§ TASK DETAILS: Write the data out again exactly, with no pictures.

* BEGIN *

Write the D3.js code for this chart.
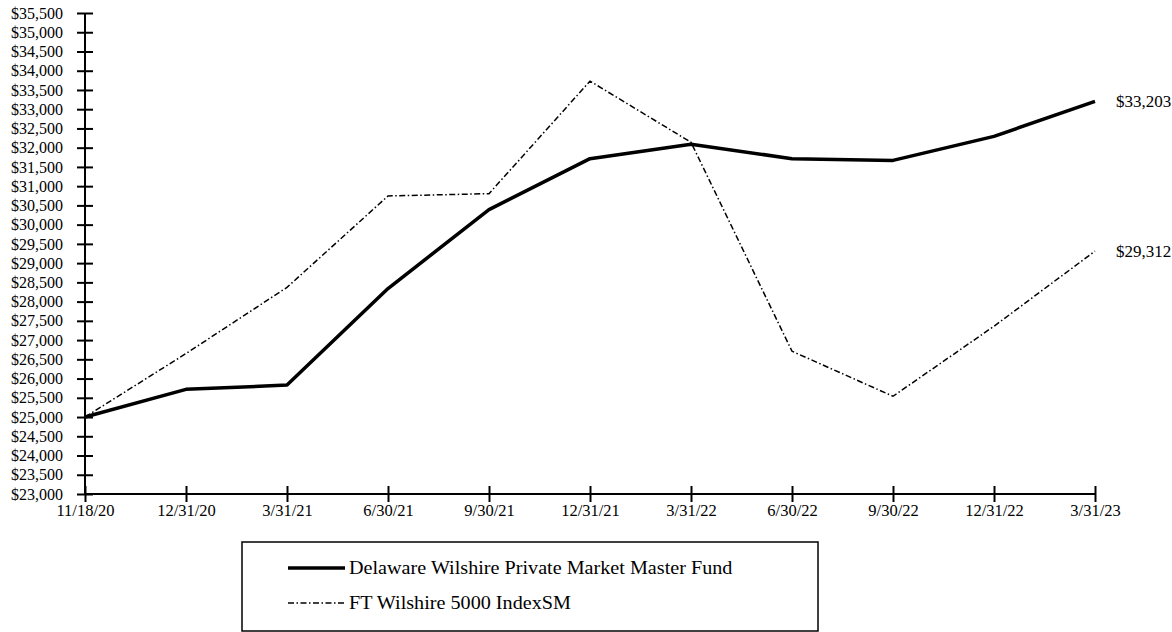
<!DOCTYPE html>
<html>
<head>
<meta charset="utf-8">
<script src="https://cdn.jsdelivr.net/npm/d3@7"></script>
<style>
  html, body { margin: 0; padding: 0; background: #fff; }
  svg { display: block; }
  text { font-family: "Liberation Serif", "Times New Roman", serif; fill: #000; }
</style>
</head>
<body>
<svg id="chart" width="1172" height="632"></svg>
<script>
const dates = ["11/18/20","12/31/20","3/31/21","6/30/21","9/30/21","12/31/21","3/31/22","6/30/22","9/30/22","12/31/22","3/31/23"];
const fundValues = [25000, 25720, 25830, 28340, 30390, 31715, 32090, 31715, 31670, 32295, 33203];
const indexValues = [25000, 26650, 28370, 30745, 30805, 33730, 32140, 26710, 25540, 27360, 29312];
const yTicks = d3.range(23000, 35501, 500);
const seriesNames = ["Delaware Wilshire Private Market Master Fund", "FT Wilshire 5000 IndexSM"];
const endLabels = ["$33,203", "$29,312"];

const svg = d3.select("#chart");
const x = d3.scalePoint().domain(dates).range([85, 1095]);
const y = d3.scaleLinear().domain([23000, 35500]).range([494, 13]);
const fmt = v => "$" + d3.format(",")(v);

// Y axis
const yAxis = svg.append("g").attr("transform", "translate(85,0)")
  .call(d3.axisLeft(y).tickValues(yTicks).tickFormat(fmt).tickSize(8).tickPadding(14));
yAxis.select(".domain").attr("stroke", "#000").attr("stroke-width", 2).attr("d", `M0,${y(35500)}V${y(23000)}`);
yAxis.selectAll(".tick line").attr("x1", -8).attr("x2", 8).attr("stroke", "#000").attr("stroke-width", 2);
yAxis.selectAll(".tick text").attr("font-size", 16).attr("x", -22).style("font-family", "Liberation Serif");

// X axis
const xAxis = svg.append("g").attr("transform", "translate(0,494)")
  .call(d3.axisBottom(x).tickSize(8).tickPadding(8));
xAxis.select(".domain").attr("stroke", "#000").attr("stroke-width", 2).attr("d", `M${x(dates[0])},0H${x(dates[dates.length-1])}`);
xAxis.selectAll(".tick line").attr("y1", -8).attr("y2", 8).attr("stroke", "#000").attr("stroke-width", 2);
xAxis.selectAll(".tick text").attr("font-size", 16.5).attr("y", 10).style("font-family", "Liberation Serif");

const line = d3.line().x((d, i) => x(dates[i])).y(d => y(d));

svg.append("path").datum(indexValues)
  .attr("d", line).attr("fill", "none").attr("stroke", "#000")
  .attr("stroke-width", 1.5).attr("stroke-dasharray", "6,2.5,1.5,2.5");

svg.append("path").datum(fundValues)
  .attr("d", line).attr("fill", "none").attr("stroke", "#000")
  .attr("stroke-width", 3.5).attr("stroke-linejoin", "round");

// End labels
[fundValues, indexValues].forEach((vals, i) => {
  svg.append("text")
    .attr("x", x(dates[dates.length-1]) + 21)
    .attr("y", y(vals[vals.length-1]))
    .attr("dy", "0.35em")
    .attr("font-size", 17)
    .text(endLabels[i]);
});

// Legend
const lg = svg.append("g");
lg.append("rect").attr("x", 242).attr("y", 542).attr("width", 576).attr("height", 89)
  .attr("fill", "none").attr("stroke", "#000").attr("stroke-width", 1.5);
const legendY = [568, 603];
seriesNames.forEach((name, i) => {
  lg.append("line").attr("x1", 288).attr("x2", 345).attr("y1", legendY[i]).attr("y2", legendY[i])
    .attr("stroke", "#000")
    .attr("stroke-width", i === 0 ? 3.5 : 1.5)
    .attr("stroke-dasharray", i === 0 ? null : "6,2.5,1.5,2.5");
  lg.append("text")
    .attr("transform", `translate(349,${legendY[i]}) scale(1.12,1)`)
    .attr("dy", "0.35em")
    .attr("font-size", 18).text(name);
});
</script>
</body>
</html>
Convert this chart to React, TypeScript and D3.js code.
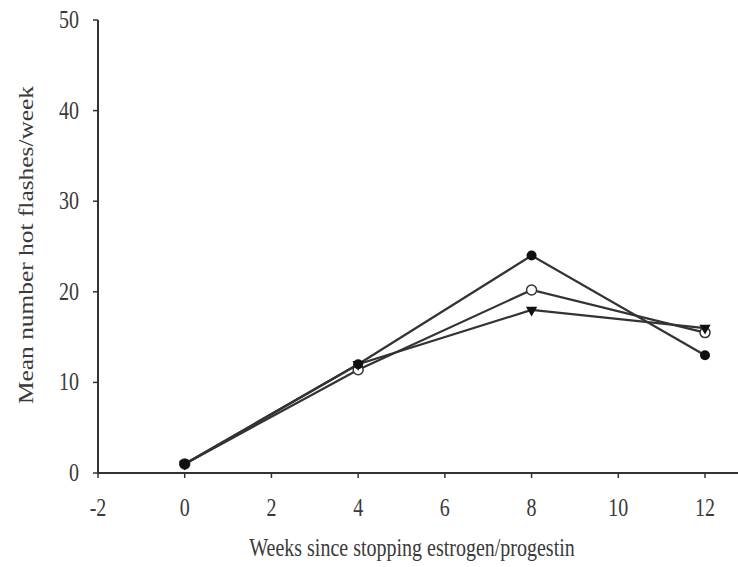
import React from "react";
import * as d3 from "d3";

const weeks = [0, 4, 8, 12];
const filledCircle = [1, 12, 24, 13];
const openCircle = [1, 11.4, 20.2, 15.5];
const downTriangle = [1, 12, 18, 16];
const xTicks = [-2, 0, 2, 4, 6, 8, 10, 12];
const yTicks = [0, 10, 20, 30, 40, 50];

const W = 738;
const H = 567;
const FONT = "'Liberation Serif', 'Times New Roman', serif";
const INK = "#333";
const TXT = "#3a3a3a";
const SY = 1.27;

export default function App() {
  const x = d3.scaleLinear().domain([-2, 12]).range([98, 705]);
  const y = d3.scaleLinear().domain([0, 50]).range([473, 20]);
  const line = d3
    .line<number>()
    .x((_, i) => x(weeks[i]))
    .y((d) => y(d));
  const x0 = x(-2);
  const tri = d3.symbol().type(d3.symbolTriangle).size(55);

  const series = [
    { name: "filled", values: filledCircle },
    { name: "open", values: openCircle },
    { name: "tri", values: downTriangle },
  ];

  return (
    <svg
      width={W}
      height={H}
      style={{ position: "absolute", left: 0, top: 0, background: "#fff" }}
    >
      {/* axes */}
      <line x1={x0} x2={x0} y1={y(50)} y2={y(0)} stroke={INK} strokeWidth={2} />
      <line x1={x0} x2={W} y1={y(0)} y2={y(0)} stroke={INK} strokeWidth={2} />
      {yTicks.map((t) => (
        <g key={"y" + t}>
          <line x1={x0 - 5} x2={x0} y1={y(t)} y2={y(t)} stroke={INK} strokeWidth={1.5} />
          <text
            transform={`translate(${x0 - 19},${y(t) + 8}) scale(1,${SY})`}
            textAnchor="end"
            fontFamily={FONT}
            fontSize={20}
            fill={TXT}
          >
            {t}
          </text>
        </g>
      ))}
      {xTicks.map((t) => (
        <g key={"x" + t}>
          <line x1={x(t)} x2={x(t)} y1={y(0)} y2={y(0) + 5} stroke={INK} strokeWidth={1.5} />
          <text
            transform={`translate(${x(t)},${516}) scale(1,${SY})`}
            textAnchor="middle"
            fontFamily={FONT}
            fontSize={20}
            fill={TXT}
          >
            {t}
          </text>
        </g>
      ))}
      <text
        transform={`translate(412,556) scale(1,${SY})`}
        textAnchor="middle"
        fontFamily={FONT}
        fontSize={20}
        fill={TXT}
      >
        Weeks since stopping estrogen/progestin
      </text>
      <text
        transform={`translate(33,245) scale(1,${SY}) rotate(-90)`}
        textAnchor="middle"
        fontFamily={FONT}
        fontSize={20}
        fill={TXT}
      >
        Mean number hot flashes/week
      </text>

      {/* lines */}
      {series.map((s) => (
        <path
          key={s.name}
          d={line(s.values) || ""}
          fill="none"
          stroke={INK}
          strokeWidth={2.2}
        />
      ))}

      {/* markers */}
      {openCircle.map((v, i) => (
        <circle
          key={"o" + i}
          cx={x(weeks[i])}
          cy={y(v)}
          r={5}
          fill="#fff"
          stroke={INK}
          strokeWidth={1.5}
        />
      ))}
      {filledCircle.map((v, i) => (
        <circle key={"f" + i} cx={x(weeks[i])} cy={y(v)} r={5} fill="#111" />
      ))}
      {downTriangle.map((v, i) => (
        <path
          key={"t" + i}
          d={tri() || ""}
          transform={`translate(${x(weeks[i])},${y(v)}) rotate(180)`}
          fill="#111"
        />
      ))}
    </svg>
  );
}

* END *

§ THE ANSWER:
Write the D3.js code for this chart.
<!DOCTYPE html>
<html>
<head>
<meta charset="utf-8">
<script src="https://cdn.jsdelivr.net/npm/d3@7"></script>
<style>
  html, body { margin: 0; padding: 0; background: #fff; }
  svg { display: block; }
  text { font-family: "Liberation Serif", "Times New Roman", serif; fill: #000; }
</style>
</head>
<body>
<svg id="chart" width="1172" height="632"></svg>
<script>
const dates = ["11/18/20","12/31/20","3/31/21","6/30/21","9/30/21","12/31/21","3/31/22","6/30/22","9/30/22","12/31/22","3/31/23"];
const fundValues = [25000, 25720, 25830, 28340, 30390, 31715, 32090, 31715, 31670, 32295, 33203];
const indexValues = [25000, 26650, 28370, 30745, 30805, 33730, 32140, 26710, 25540, 27360, 29312];
const yTicks = d3.range(23000, 35501, 500);
const seriesNames = ["Delaware Wilshire Private Market Master Fund", "FT Wilshire 5000 IndexSM"];
const endLabels = ["$33,203", "$29,312"];

const svg = d3.select("#chart");
const x = d3.scalePoint().domain(dates).range([85, 1095]);
const y = d3.scaleLinear().domain([23000, 35500]).range([494, 13]);
const fmt = v => "$" + d3.format(",")(v);

// Y axis
const yAxis = svg.append("g").attr("transform", "translate(85,0)")
  .call(d3.axisLeft(y).tickValues(yTicks).tickFormat(fmt).tickSize(8).tickPadding(14));
yAxis.select(".domain").attr("stroke", "#000").attr("stroke-width", 2).attr("d", `M0,${y(35500)}V${y(23000)}`);
yAxis.selectAll(".tick line").attr("x1", -8).attr("x2", 8).attr("stroke", "#000").attr("stroke-width", 2);
yAxis.selectAll(".tick text").attr("font-size", 16).attr("x", -22).style("font-family", "Liberation Serif");

// X axis
const xAxis = svg.append("g").attr("transform", "translate(0,494)")
  .call(d3.axisBottom(x).tickSize(8).tickPadding(8));
xAxis.select(".domain").attr("stroke", "#000").attr("stroke-width", 2).attr("d", `M${x(dates[0])},0H${x(dates[dates.length-1])}`);
xAxis.selectAll(".tick line").attr("y1", -8).attr("y2", 8).attr("stroke", "#000").attr("stroke-width", 2);
xAxis.selectAll(".tick text").attr("font-size", 16.5).attr("y", 10).style("font-family", "Liberation Serif");

const line = d3.line().x((d, i) => x(dates[i])).y(d => y(d));

svg.append("path").datum(indexValues)
  .attr("d", line).attr("fill", "none").attr("stroke", "#000")
  .attr("stroke-width", 1.5).attr("stroke-dasharray", "6,2.5,1.5,2.5");

svg.append("path").datum(fundValues)
  .attr("d", line).attr("fill", "none").attr("stroke", "#000")
  .attr("stroke-width", 3.5).attr("stroke-linejoin", "round");

// End labels
[fundValues, indexValues].forEach((vals, i) => {
  svg.append("text")
    .attr("x", x(dates[dates.length-1]) + 21)
    .attr("y", y(vals[vals.length-1]))
    .attr("dy", "0.35em")
    .attr("font-size", 17)
    .text(endLabels[i]);
});

// Legend
const lg = svg.append("g");
lg.append("rect").attr("x", 242).attr("y", 542).attr("width", 576).attr("height", 89)
  .attr("fill", "none").attr("stroke", "#000").attr("stroke-width", 1.5);
const legendY = [568, 603];
seriesNames.forEach((name, i) => {
  lg.append("line").attr("x1", 288).attr("x2", 345).attr("y1", legendY[i]).attr("y2", legendY[i])
    .attr("stroke", "#000")
    .attr("stroke-width", i === 0 ? 3.5 : 1.5)
    .attr("stroke-dasharray", i === 0 ? null : "6,2.5,1.5,2.5");
  lg.append("text")
    .attr("transform", `translate(349,${legendY[i]}) scale(1.12,1)`)
    .attr("dy", "0.35em")
    .attr("font-size", 18).text(name);
});
</script>
</body>
</html>
Convert this chart to React, TypeScript and D3.js code.
import React from "react";
import * as d3 from "d3";

const weeks = [0, 4, 8, 12];
const filledCircle = [1, 12, 24, 13];
const openCircle = [1, 11.4, 20.2, 15.5];
const downTriangle = [1, 12, 18, 16];
const xTicks = [-2, 0, 2, 4, 6, 8, 10, 12];
const yTicks = [0, 10, 20, 30, 40, 50];

const W = 738;
const H = 567;
const FONT = "'Liberation Serif', 'Times New Roman', serif";
const INK = "#333";
const TXT = "#3a3a3a";
const SY = 1.27;

export default function App() {
  const x = d3.scaleLinear().domain([-2, 12]).range([98, 705]);
  const y = d3.scaleLinear().domain([0, 50]).range([473, 20]);
  const line = d3
    .line<number>()
    .x((_, i) => x(weeks[i]))
    .y((d) => y(d));
  const x0 = x(-2);
  const tri = d3.symbol().type(d3.symbolTriangle).size(55);

  const series = [
    { name: "filled", values: filledCircle },
    { name: "open", values: openCircle },
    { name: "tri", values: downTriangle },
  ];

  return (
    <svg
      width={W}
      height={H}
      style={{ position: "absolute", left: 0, top: 0, background: "#fff" }}
    >
      {/* axes */}
      <line x1={x0} x2={x0} y1={y(50)} y2={y(0)} stroke={INK} strokeWidth={2} />
      <line x1={x0} x2={W} y1={y(0)} y2={y(0)} stroke={INK} strokeWidth={2} />
      {yTicks.map((t) => (
        <g key={"y" + t}>
          <line x1={x0 - 5} x2={x0} y1={y(t)} y2={y(t)} stroke={INK} strokeWidth={1.5} />
          <text
            transform={`translate(${x0 - 19},${y(t) + 8}) scale(1,${SY})`}
            textAnchor="end"
            fontFamily={FONT}
            fontSize={20}
            fill={TXT}
          >
            {t}
          </text>
        </g>
      ))}
      {xTicks.map((t) => (
        <g key={"x" + t}>
          <line x1={x(t)} x2={x(t)} y1={y(0)} y2={y(0) + 5} stroke={INK} strokeWidth={1.5} />
          <text
            transform={`translate(${x(t)},${516}) scale(1,${SY})`}
            textAnchor="middle"
            fontFamily={FONT}
            fontSize={20}
            fill={TXT}
          >
            {t}
          </text>
        </g>
      ))}
      <text
        transform={`translate(412,556) scale(1,${SY})`}
        textAnchor="middle"
        fontFamily={FONT}
        fontSize={20}
        fill={TXT}
      >
        Weeks since stopping estrogen/progestin
      </text>
      <text
        transform={`translate(33,245) scale(1,${SY}) rotate(-90)`}
        textAnchor="middle"
        fontFamily={FONT}
        fontSize={20}
        fill={TXT}
      >
        Mean number hot flashes/week
      </text>

      {/* lines */}
      {series.map((s) => (
        <path
          key={s.name}
          d={line(s.values) || ""}
          fill="none"
          stroke={INK}
          strokeWidth={2.2}
        />
      ))}

      {/* markers */}
      {openCircle.map((v, i) => (
        <circle
          key={"o" + i}
          cx={x(weeks[i])}
          cy={y(v)}
          r={5}
          fill="#fff"
          stroke={INK}
          strokeWidth={1.5}
        />
      ))}
      {filledCircle.map((v, i) => (
        <circle key={"f" + i} cx={x(weeks[i])} cy={y(v)} r={5} fill="#111" />
      ))}
      {downTriangle.map((v, i) => (
        <path
          key={"t" + i}
          d={tri() || ""}
          transform={`translate(${x(weeks[i])},${y(v)}) rotate(180)`}
          fill="#111"
        />
      ))}
    </svg>
  );
}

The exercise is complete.